PROBLEM DESCRIPTION:
Write the data out again, character for character, with no images.

--- Begin COLLECTED DATA ---

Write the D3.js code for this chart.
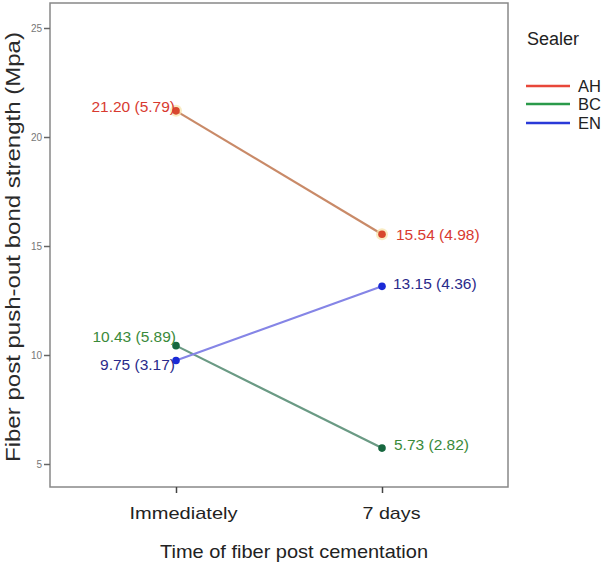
<!DOCTYPE html>
<html><head><meta charset="utf-8">
<script src="https://cdn.jsdelivr.net/npm/d3@7"></script>
<style>body{margin:0;background:#fff}svg{display:block;font-family:Arial,"Liberation Sans",sans-serif}</style>
</head><body><svg id="c" width="609" height="568"></svg>
<script>
const times = ["Immediately", "7 days"];
const sealers = ["AH", "BC", "EN"];
const meansAH = [21.20, 15.54];
const sdsAH = [5.79, 4.98];
const meansBC = [10.43, 5.73];
const sdsBC = [5.89, 2.82];
const meansEN = [9.75, 13.15];
const sdsEN = [3.17, 4.36];
const yTicks = [25, 20, 15, 10, 5];

const series = [
  {name:"AH", means:meansAH, sds:sdsAH, line:"#c98a68", pt:"#d8472e", txt:"#d83a30", leg:"#e8473a", halo:"#f6e3a8"},
  {name:"BC", means:meansBC, sds:sdsBC, line:"#6a9a84", pt:"#17673f", txt:"#3a8a3a", leg:"#2a9a4a", halo:null},
  {name:"EN", means:meansEN, sds:sdsEN, line:"#8585e6", pt:"#1a2ad6", txt:"#2a2a8a", leg:"#2a3ad8", halo:null}
];

const svg = d3.select("#c");
const L=50, R=508, T=3, B=487;
const x = d3.scalePoint().domain(times).range([176, 382]);
const y = d3.scaleLinear().domain([5, 25]).range([464, 28]);

svg.append("rect").attr("x",L).attr("y",T).attr("width",R-L).attr("height",B-T)
  .attr("fill","none").attr("stroke","#888").attr("stroke-width",1.5);

const ya = svg.append("g").attr("transform",`translate(${L},0)`)
  .call(d3.axisLeft(y).tickValues(yTicks).tickSize(6).tickPadding(2).tickFormat(d3.format("d")));
ya.select(".domain").remove();
ya.selectAll("line").attr("stroke","#666").attr("stroke-width",1.5);
ya.selectAll("text").attr("fill","#777").attr("font-size",10);

const xa = svg.append("g").attr("transform",`translate(0,${B})`)
  .call(d3.axisBottom(x).tickSize(6).tickPadding(14));
xa.select(".domain").remove();
xa.selectAll("line").attr("stroke","#444").attr("stroke-width",1.5);
const tickW = {"Immediately":108, "7 days":58};
const tickShift = {"Immediately":7, "7 days":9};
xa.selectAll("text").attr("fill","#222").attr("font-size",17)
  .attr("x",d=>tickShift[d])
  .attr("textLength",d=>tickW[d]).attr("lengthAdjust","spacingAndGlyphs");

svg.append("text").attr("x",294).attr("y",551).attr("dy","0.35em").attr("text-anchor","middle")
  .attr("font-size",19).attr("fill","#222")
  .attr("textLength",268).attr("lengthAdjust","spacingAndGlyphs")
  .text("Time of fiber post cementation");
svg.append("text").attr("transform",`translate(13,247) rotate(-90)`).attr("text-anchor","middle")
  .attr("dy","0.35em").attr("font-size",19.5).attr("fill","#2a2a2a")
  .attr("textLength",430).attr("lengthAdjust","spacingAndGlyphs")
  .text("Fiber post push-out bond strength (Mpa)");

const line = d3.line().x((d,i)=>x(times[i])).y(d=>y(d));
series.forEach(s=>{
  svg.append("path").datum(s.means).attr("d",line).attr("fill","none")
    .attr("stroke",s.line).attr("stroke-width",2.2);
});
series.forEach(s=>{
  s.means.forEach((m,i)=>{
    if (s.halo) svg.append("circle").attr("cx",x(times[i])).attr("cy",y(m)).attr("r",6).attr("fill",s.halo).attr("opacity",0.7);
    svg.append("circle").attr("cx",x(times[i])).attr("cy",y(m)).attr("r",3.8).attr("fill",s.pt);
  });
});

// value labels
const lab = [
  {s:0,i:0,dx:-1,dy:-4,anchor:"end"},
  {s:0,i:1,dx:14,dy:0,anchor:"start"},
  {s:1,i:0,dx:0,dy:-9.5,anchor:"end"},
  {s:1,i:1,dx:12,dy:-4,anchor:"start"},
  {s:2,i:0,dx:-1,dy:4.5,anchor:"end"},
  {s:2,i:1,dx:11,dy:-3,anchor:"start"}
];
lab.forEach(l=>{
  const s=series[l.s];
  svg.append("text").attr("x",x(times[l.i])+l.dx).attr("y",y(s.means[l.i])+l.dy)
    .attr("dy","0.35em").attr("text-anchor",l.anchor).attr("font-size",15.5).attr("fill",s.txt)
    .text(`${s.means[l.i].toFixed(2)} (${s.sds[l.i].toFixed(2)})`);
});

// legend
svg.append("text").attr("x",527).attr("y",45).attr("font-size",18).attr("fill","#222").text("Sealer");
const legY=[86,104,123];
series.forEach((s,i)=>{
  svg.append("line").attr("x1",526).attr("x2",570).attr("y1",legY[i]).attr("y2",legY[i])
    .attr("stroke",s.leg).attr("stroke-width",2.5);
  svg.append("text").attr("x",578).attr("y",legY[i]).attr("dy","0.35em").attr("font-size",16.5).attr("fill","#222").text(s.name);
});
</script></body></html>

--- End COLLECTED DATA ---

THE RESULT:
Write the D3.js code for this chart.
<!DOCTYPE html>
<html><head><meta charset="utf-8">
<script src="https://cdn.jsdelivr.net/npm/d3@7"></script>
<style>body{margin:0;background:#fff}svg{display:block;font-family:Arial,"Liberation Sans",sans-serif}</style>
</head><body><svg id="c" width="609" height="568"></svg>
<script>
const times = ["Immediately", "7 days"];
const sealers = ["AH", "BC", "EN"];
const meansAH = [21.20, 15.54];
const sdsAH = [5.79, 4.98];
const meansBC = [10.43, 5.73];
const sdsBC = [5.89, 2.82];
const meansEN = [9.75, 13.15];
const sdsEN = [3.17, 4.36];
const yTicks = [25, 20, 15, 10, 5];

const series = [
  {name:"AH", means:meansAH, sds:sdsAH, line:"#c98a68", pt:"#d8472e", txt:"#d83a30", leg:"#e8473a", halo:"#f6e3a8"},
  {name:"BC", means:meansBC, sds:sdsBC, line:"#6a9a84", pt:"#17673f", txt:"#3a8a3a", leg:"#2a9a4a", halo:null},
  {name:"EN", means:meansEN, sds:sdsEN, line:"#8585e6", pt:"#1a2ad6", txt:"#2a2a8a", leg:"#2a3ad8", halo:null}
];

const svg = d3.select("#c");
const L=50, R=508, T=3, B=487;
const x = d3.scalePoint().domain(times).range([176, 382]);
const y = d3.scaleLinear().domain([5, 25]).range([464, 28]);

svg.append("rect").attr("x",L).attr("y",T).attr("width",R-L).attr("height",B-T)
  .attr("fill","none").attr("stroke","#888").attr("stroke-width",1.5);

const ya = svg.append("g").attr("transform",`translate(${L},0)`)
  .call(d3.axisLeft(y).tickValues(yTicks).tickSize(6).tickPadding(2).tickFormat(d3.format("d")));
ya.select(".domain").remove();
ya.selectAll("line").attr("stroke","#666").attr("stroke-width",1.5);
ya.selectAll("text").attr("fill","#777").attr("font-size",10);

const xa = svg.append("g").attr("transform",`translate(0,${B})`)
  .call(d3.axisBottom(x).tickSize(6).tickPadding(14));
xa.select(".domain").remove();
xa.selectAll("line").attr("stroke","#444").attr("stroke-width",1.5);
const tickW = {"Immediately":108, "7 days":58};
const tickShift = {"Immediately":7, "7 days":9};
xa.selectAll("text").attr("fill","#222").attr("font-size",17)
  .attr("x",d=>tickShift[d])
  .attr("textLength",d=>tickW[d]).attr("lengthAdjust","spacingAndGlyphs");

svg.append("text").attr("x",294).attr("y",551).attr("dy","0.35em").attr("text-anchor","middle")
  .attr("font-size",19).attr("fill","#222")
  .attr("textLength",268).attr("lengthAdjust","spacingAndGlyphs")
  .text("Time of fiber post cementation");
svg.append("text").attr("transform",`translate(13,247) rotate(-90)`).attr("text-anchor","middle")
  .attr("dy","0.35em").attr("font-size",19.5).attr("fill","#2a2a2a")
  .attr("textLength",430).attr("lengthAdjust","spacingAndGlyphs")
  .text("Fiber post push-out bond strength (Mpa)");

const line = d3.line().x((d,i)=>x(times[i])).y(d=>y(d));
series.forEach(s=>{
  svg.append("path").datum(s.means).attr("d",line).attr("fill","none")
    .attr("stroke",s.line).attr("stroke-width",2.2);
});
series.forEach(s=>{
  s.means.forEach((m,i)=>{
    if (s.halo) svg.append("circle").attr("cx",x(times[i])).attr("cy",y(m)).attr("r",6).attr("fill",s.halo).attr("opacity",0.7);
    svg.append("circle").attr("cx",x(times[i])).attr("cy",y(m)).attr("r",3.8).attr("fill",s.pt);
  });
});

// value labels
const lab = [
  {s:0,i:0,dx:-1,dy:-4,anchor:"end"},
  {s:0,i:1,dx:14,dy:0,anchor:"start"},
  {s:1,i:0,dx:0,dy:-9.5,anchor:"end"},
  {s:1,i:1,dx:12,dy:-4,anchor:"start"},
  {s:2,i:0,dx:-1,dy:4.5,anchor:"end"},
  {s:2,i:1,dx:11,dy:-3,anchor:"start"}
];
lab.forEach(l=>{
  const s=series[l.s];
  svg.append("text").attr("x",x(times[l.i])+l.dx).attr("y",y(s.means[l.i])+l.dy)
    .attr("dy","0.35em").attr("text-anchor",l.anchor).attr("font-size",15.5).attr("fill",s.txt)
    .text(`${s.means[l.i].toFixed(2)} (${s.sds[l.i].toFixed(2)})`);
});

// legend
svg.append("text").attr("x",527).attr("y",45).attr("font-size",18).attr("fill","#222").text("Sealer");
const legY=[86,104,123];
series.forEach((s,i)=>{
  svg.append("line").attr("x1",526).attr("x2",570).attr("y1",legY[i]).attr("y2",legY[i])
    .attr("stroke",s.leg).attr("stroke-width",2.5);
  svg.append("text").attr("x",578).attr("y",legY[i]).attr("dy","0.35em").attr("font-size",16.5).attr("fill","#222").text(s.name);
});
</script></body></html>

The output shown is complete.